If this is the way the world is inevitably moving, why hasn’t it arrived yet? What’s holding women back from overtaking men at the top? After all, for a woman in her thirties navigating her way through some frustrating corporate hierarchy, thinking about the long sweep of history will probably not cheer her up. But the world does not flip upside down overnight. Men have been in charge for about forty thousand years, and women have started edging them out for about forty. So of course there are still obstacles at the top.
Right now, an ambitious career woman working outside the idyll of Silicon Valley has what we might call a brand identity problem. Women are like the Kia cars of the workforce: They are growing fast, faster than their big brother company, Hyundai. They are known for being nimble, trendy, and much more attuned to customer needs. Once the scrappy underdogs of car manufacturers, they are now ready to play in the major leagues. But they still need to convince everyone else that they belong there.

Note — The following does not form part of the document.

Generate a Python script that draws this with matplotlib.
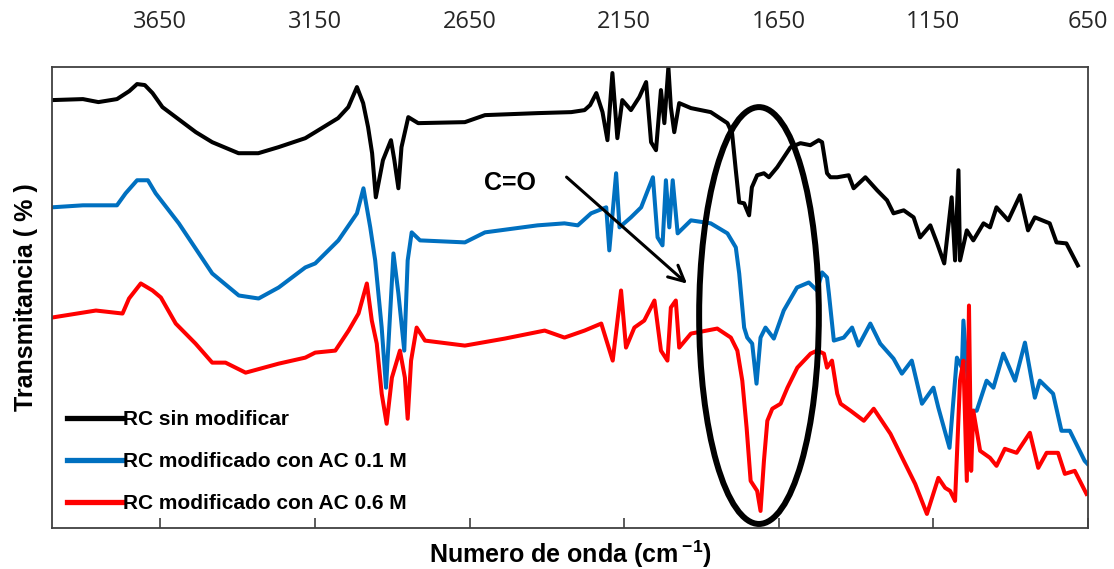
# FTIR spectra - RC sin modificar vs. modificado con AC
# Recreated with matplotlib

import matplotlib
matplotlib.use("Agg")
import matplotlib.pyplot as plt
from matplotlib.patches import Ellipse

plt.rcParams["font.family"] = ["Liberation Sans", "DejaVu Sans"]
plt.rcParams["mathtext.fontset"] = "custom"
plt.rcParams["mathtext.rm"] = "Liberation Sans"
plt.rcParams["mathtext.bf"] = "Liberation Sans:bold"

# 1st Step: data (wavenumber in cm-1, transmittance in arbitrary units)

black_wn = [4000, 3900, 3850, 3790, 3750, 3725, 3700, 3675, 3643, 3535, 3482, 3397, 3333, 3268,
            3181, 3149, 3075, 3042, 3014, 2994, 2978, 2965, 2953, 2930, 2904, 2893, 2880, 2870,
            2848, 2816, 2665, 2600, 2430, 2321, 2278, 2260, 2240, 2220, 2204, 2188, 2172, 2156,
            2128, 2101, 2079, 2063, 2047, 2031, 2020, 2007, 1999, 1988, 1972, 1934, 1870, 1816,
            1801, 1789, 1778, 1762, 1746, 1737, 1720, 1698, 1682, 1655, 1612, 1580, 1548, 1521,
            1510, 1494, 1483, 1461, 1424, 1408, 1370, 1332, 1300, 1279, 1246, 1214, 1193, 1160,
            1139, 1115, 1091, 1080, 1069, 1064, 1042, 1021, 988, 967, 946, 908, 870, 844, 822,
            774, 752, 720, 683]
black_t = [42.7, 42.8, 42.5, 42.8, 43.6, 44.3, 44.2, 43.4, 42.0, 39.5, 38.5, 37.4, 37.4, 38.0,
           38.9, 39.5, 40.9, 42.0, 44.0, 42.4, 40.0, 37.4, 33.0, 36.7, 38.7, 36.7, 33.9, 38.0,
           41.0, 40.4, 40.5, 41.2, 41.4, 41.5, 41.7, 42.2, 43.4, 41.5, 38.7, 45.4, 38.9, 42.7,
           41.7, 43.0, 44.5, 38.5, 37.7, 43.7, 40.4, 46.0, 42.0, 39.5, 42.4, 41.9, 41.5, 40.4,
           39.4, 35.7, 32.5, 32.4, 31.2, 34.0, 35.2, 35.4, 35.0, 36.0, 38.0, 38.4, 38.2, 38.7,
           38.5, 35.4, 35.0, 35.0, 35.2, 33.9, 35.0, 33.7, 32.7, 31.4, 31.7, 31.0, 29.0, 30.2,
           28.5, 26.4, 33.0, 26.7, 35.7, 26.7, 29.7, 28.7, 30.4, 30.0, 32.0, 30.7, 33.2, 29.7, 31.0,
           30.4, 28.5, 28.4, 26.2]

blue_wn = [4000, 3900, 3790, 3762, 3725, 3690, 3665, 3590, 3482, 3396, 3332, 3267, 3181, 3149,
           3074, 3014, 2993, 2971, 2955, 2934, 2920, 2896, 2880, 2861, 2850, 2837, 2810, 2665,
           2600, 2430, 2343, 2300, 2257, 2208, 2198, 2176, 2165, 2128, 2095, 2057, 2042, 2026,
           2015, 2004, 1993, 1977, 1934, 1870, 1816, 1789, 1778, 1762, 1752, 1736, 1722, 1709,
           1693, 1666, 1634, 1591, 1553, 1526, 1510, 1494, 1488, 1472, 1440, 1413, 1392, 1354,
           1322, 1279, 1252, 1220, 1187, 1150, 1134, 1098, 1074, 1058, 1053, 1032, 1010, 978,
           956, 924, 886, 854, 822, 806, 763, 736, 709, 661, 652]
blue_t = [32.0, 32.2, 32.2, 33.4, 34.7, 34.7, 33.4, 30.4, 25.4, 23.2, 22.9, 24.0, 26.0, 26.4,
          28.7, 31.4, 33.9, 30.0, 26.7, 20.0, 14.0, 27.4, 23.4, 17.7, 26.7, 29.5, 28.7, 28.5,
          29.5, 30.2, 30.4, 30.2, 31.4, 32.0, 27.7, 35.4, 30.0, 31.0, 32.0, 35.0, 29.0, 28.2,
          34.7, 30.0, 34.7, 29.4, 30.7, 30.4, 29.4, 28.0, 25.4, 20.0, 19.0, 18.4, 14.4, 19.0,
          20.0, 18.9, 21.7, 24.0, 24.5, 23.7, 25.5, 25.0, 23.4, 18.7, 19.0, 20.0, 18.2, 20.4,
          18.4, 16.9, 15.4, 16.7, 12.4, 14.0, 12.0, 8.0, 17.0, 16.0, 20.7, 11.7, 11.7, 14.7,
          14.0, 17.4, 14.7, 18.5, 13.0, 14.7, 13.4, 9.7, 9.7, 6.7, 6.4]

red_wn = [4000, 3858, 3772, 3751, 3713, 3675, 3648, 3600, 3536, 3482, 3439, 3374, 3267, 3181,
          3149, 3084, 3041, 3009, 2982, 2966, 2950, 2934, 2918, 2901, 2875, 2859, 2850, 2839,
          2821, 2794, 2665, 2536, 2407, 2343, 2278, 2224, 2187, 2160, 2144, 2117, 2085, 2052,
          2031, 2010, 1999, 1983, 1972, 1934, 1849, 1805, 1784, 1768, 1754, 1741, 1720, 1709,
          1698, 1687, 1671, 1644, 1622, 1590, 1547, 1526, 1504, 1494, 1478, 1461, 1450, 1418,
          1375, 1343, 1289, 1246, 1209, 1171, 1134, 1112, 1096, 1080, 1064, 1053, 1042, 1035,
          1028, 1021, 999, 967, 946, 919, 881, 838, 811, 784, 747, 725, 693, 655]
red_t = [21.0, 21.7, 21.4, 22.9, 24.4, 23.7, 23.0, 20.4, 18.4, 16.5, 16.5, 15.5, 16.4, 17.0,
         17.5, 17.7, 19.7, 21.4, 24.4, 20.7, 18.4, 13.4, 10.4, 15.0, 17.7, 15.0, 10.9, 16.7,
         20.0, 18.7, 18.2, 18.9, 19.7, 19.0, 19.7, 20.4, 16.7, 23.7, 18.0, 20.0, 20.7, 22.7,
         17.7, 16.7, 22.0, 22.7, 18.0, 19.4, 19.9, 19.0, 17.7, 14.7, 10.0, 4.7, 3.7, 1.7,
         6.7, 10.7, 11.9, 12.4, 14.0, 16.0, 17.4, 17.7, 17.4, 16.0, 16.7, 13.4, 12.4, 11.7,
         10.7, 11.9, 9.4, 6.7, 4.4, 1.4, 5.0, 4.0, 3.7, 2.7, 14.7, 16.7, 4.7, 22.2,
         5.7, 11.7, 7.7, 7.0, 6.2, 7.9, 7.5, 9.5, 6.0, 7.5, 7.5, 5.4, 5.7, 3.4]

series_labels = ["RC sin modificar", "RC modificado con AC 0.1 M", "RC modificado con AC 0.6 M"]
series_colors = ["black", "#0070C0", "#FF0000"]

tick_values = [3650, 3150, 2650, 2150, 1650, 1150, 650]

# C=O band marker (ellipse) and arrow
band_center = (1714, 21.2)
band_width = 387
band_height = 41.6
arrow_start = (2343, 35.2)
arrow_end = (1940, 24.2)
label_pos = (2520, 34.4)

# 2nd Step: figure

fig = plt.figure(figsize=(11.14, 5.69), dpi=100)
ax = fig.add_axes([0.0467, 0.0721, 0.93, 0.8101])

for wn, t, lab, col in zip([black_wn, blue_wn, red_wn], [black_t, blue_t, red_t],
                           series_labels, series_colors):
    ax.plot(wn, t, color=col, lw=2.9, label=lab, solid_joinstyle="round")

ax.set_xlim(4000, 650)
ax.set_ylim(0, 46)

# ticks: marks at the bottom (inside), labels on top
ax.set_xticks(tick_values)
ax.set_xticklabels([str(v) for v in tick_values])
ax.xaxis.set_ticks_position("bottom")
ax.tick_params(axis="x", direction="in", length=7, width=1.2, color="#404040",
               labelbottom=False, labeltop=True, pad=24, labelsize=17,
               labelcolor="#262626")
for lbl in ax.get_xticklabels():
    lbl.set_family(["Open Sans", "DejaVu Sans"])
ax.set_yticks([])

for sp in ax.spines.values():
    sp.set_color("#404040")
    sp.set_linewidth(1.3)

ax.set_xlabel(r"Numero de onda (cm$\,^{\mathbf{-1}}$)", fontsize=18, fontweight="bold",
              labelpad=8)
ax.set_ylabel("Transmitancia ( % )", fontsize=18, fontweight="bold", labelpad=10)

# ellipse around the C=O band
ell = Ellipse(band_center, band_width, band_height, fill=False, edgecolor="black",
              lw=4.3, zorder=5)
ax.add_patch(ell)

ax.annotate("", xy=arrow_end, xytext=arrow_start,
            arrowprops=dict(arrowstyle="->", color="black", lw=2.2, mutation_scale=28))
ax.text(label_pos[0], label_pos[1], "C=O", fontsize=18, fontweight="bold",
        ha="center", va="center")

leg = ax.legend(loc="upper left", bbox_to_anchor=(0.0145, 0.256), frameon=False,
                handlelength=2.65, handletextpad=0.05, labelspacing=1.1,
                borderpad=0, borderaxespad=0,
                prop={"size": 15, "weight": "bold"})
for line in leg.get_lines():
    line.set_linewidth(3.8)

fig.savefig("out.png", dpi=100)
plt.close(fig)
print("Figure saved to out.png")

The top still looks male, so women who make it that far still seem like an anomaly. In fact, they are seen as violating some essential quality of femininity—warmth, maternal instinct, communal feeling. Deep down we—men and women both—are not gender blind. We still expect women to act one way and men to act another. More than that, men and women both resist thinking any differently because it causes too much confusion and cognitive dissonance. We can glimpse the massive paradigm shift just on the horizon but we are not quite ready for it—a resistance that will fade as more and more women reach visible positions of power.